Alex Burg, Patrick Cantwell, and Kellin Deglan will open the season in the squat for Frisco. Cantwell and Deglan were both invited to major league camp as non-roster invitees this spring in Surprise. Burg, however, might offer the best bat among the three. He hit .271 in 50 games with the Riders last year, launching 11 doubles and 7 homers. Last season was Burg’s first in the Rangers organization after stints with the Giants and Marlins organizations. Depending on how Round Rock’s catching situation plays out, at least one could get the call up at some point in the season. But until then, it will be interesting to see who stakes the starting role.
This, perhaps, is the group with the most unknowns heading into 2016. Luis Marte and Luis Mendez are back, but the other three (Ronald Guzman, Isiah Kiner-Falefa, and Alberto Triunfel) are all new to the Double-A level. Guzman probably has the most upside of anyone, at least from a hitting standpoint. He’s coming off a career year in 2015 between Hickory and High Desert, hitting .283 with 12 homers and 87 RBI, the most in the entire Rangers farm system. He also sports a career .985 fielding percentage. Kiner-Falefa, like Guzman, had a rather strong year between the Crawdads and Mavericks last season, hitting .296 with 12 doubles, 2 triples and 40 RBI. And Triunfel, who jumped straight from the Dominican League to High Desert last summer, offers intrigue as well. It’s a group with potential right now, but until that potential is tapped, it’s hard to say just how strong the Riders infield will be.

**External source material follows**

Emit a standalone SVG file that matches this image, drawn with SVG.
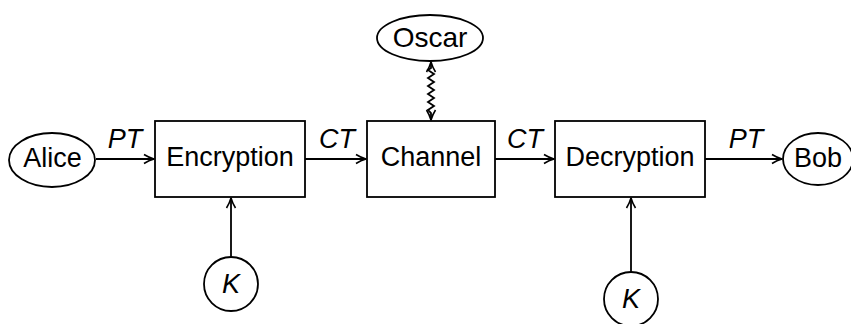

If infielders are the biggest question mark, outfield may be the spot with the fewest uncertainties heading into 2016. Brinson, who complemented his hitting prowess by earning Rangers Minor League Defensive Player of the Year honors, is the obvious headliner, but there are some other notable talents out in the grass with him. Ryan Cordell joined Brinson in major league camp this spring and turned a lot of heads. He struggled at the plate last year in Frisco (.217 avg, 5 HR, 18 RBI), but did turn in a perfect fielding percentage in the outfield. With a partial Double-A season and a visit to major league camp under his belt, it’ll be interesting to see how big a step forward he takes this summer. Dallas-native Preston Beck is also back with the Riders, and the versatile player is listed as an outfielder on the initial roster this season. Zach Cone, who provides both power and athleticism, in addition to a .991 career fielding percentage, could be a nice fit in Joe Mikulik’s outfield, too. Joe Jackson is the only outfielder on the opening roster who hasn’t yet been to Double-A, but he comes off a good season in High Desert last year and could eventually work his way into a more regular role, especially as some of the guys in front of him move up to Round Rock.

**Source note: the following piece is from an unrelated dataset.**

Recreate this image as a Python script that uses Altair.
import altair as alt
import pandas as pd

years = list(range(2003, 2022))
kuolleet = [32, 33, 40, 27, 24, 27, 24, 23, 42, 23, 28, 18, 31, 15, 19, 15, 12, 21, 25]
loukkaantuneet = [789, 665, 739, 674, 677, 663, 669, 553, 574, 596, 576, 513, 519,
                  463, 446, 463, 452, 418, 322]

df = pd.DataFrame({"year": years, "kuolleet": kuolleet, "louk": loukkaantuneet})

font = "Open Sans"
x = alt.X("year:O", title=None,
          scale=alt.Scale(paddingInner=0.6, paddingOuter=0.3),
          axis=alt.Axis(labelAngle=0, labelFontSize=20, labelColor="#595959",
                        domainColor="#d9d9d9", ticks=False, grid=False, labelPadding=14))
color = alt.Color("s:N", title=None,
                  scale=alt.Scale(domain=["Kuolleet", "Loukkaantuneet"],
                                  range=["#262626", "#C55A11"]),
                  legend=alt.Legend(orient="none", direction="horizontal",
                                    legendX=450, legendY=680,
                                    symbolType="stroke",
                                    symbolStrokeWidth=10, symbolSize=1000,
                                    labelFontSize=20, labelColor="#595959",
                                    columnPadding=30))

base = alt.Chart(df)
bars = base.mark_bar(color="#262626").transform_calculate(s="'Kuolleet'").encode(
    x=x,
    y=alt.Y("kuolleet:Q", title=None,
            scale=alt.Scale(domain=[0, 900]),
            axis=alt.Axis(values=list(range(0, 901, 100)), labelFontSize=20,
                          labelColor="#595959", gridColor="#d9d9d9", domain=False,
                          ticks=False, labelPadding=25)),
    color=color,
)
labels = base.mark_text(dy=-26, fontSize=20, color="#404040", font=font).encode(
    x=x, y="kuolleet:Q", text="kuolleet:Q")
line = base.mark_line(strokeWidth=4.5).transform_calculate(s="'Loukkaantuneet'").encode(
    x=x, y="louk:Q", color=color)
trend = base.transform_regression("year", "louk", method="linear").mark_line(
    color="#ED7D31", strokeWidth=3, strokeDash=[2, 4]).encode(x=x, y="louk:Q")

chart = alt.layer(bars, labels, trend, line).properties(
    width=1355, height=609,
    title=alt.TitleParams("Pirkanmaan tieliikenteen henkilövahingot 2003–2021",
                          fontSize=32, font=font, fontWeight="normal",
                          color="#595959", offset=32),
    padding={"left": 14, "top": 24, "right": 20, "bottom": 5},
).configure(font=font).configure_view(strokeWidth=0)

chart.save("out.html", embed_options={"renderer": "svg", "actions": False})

Let’s not forget that these are only the guys who will likely be with Frisco on opening day, which is just eight days away at Northwest Arkansas. The incredibly well-stacked Rangers farm system has plenty of other young stars working their way up the ladder. Pitchers, such as Luis Ortiz, Ariel Jurado and Dillon Tate could find themselves in Frisco by the end of the summer, while position players like Michael De Leon, Travis Demeritte, Jairo Beras, and Juremi Profar are all waiting in the wings with High Desert.
You never can quite tell how a roster will pan out, but there’s certainly reason to believe this group canturn things around in 2016. After all, that’s the beauty of Opening Day. Everybody starts with a blank slate and a chance to do some incredible things.
Baseball term of the day: Run for the cycle – For a player to be retired at first base, second base, third base and home (not necessarily in that order) during a game.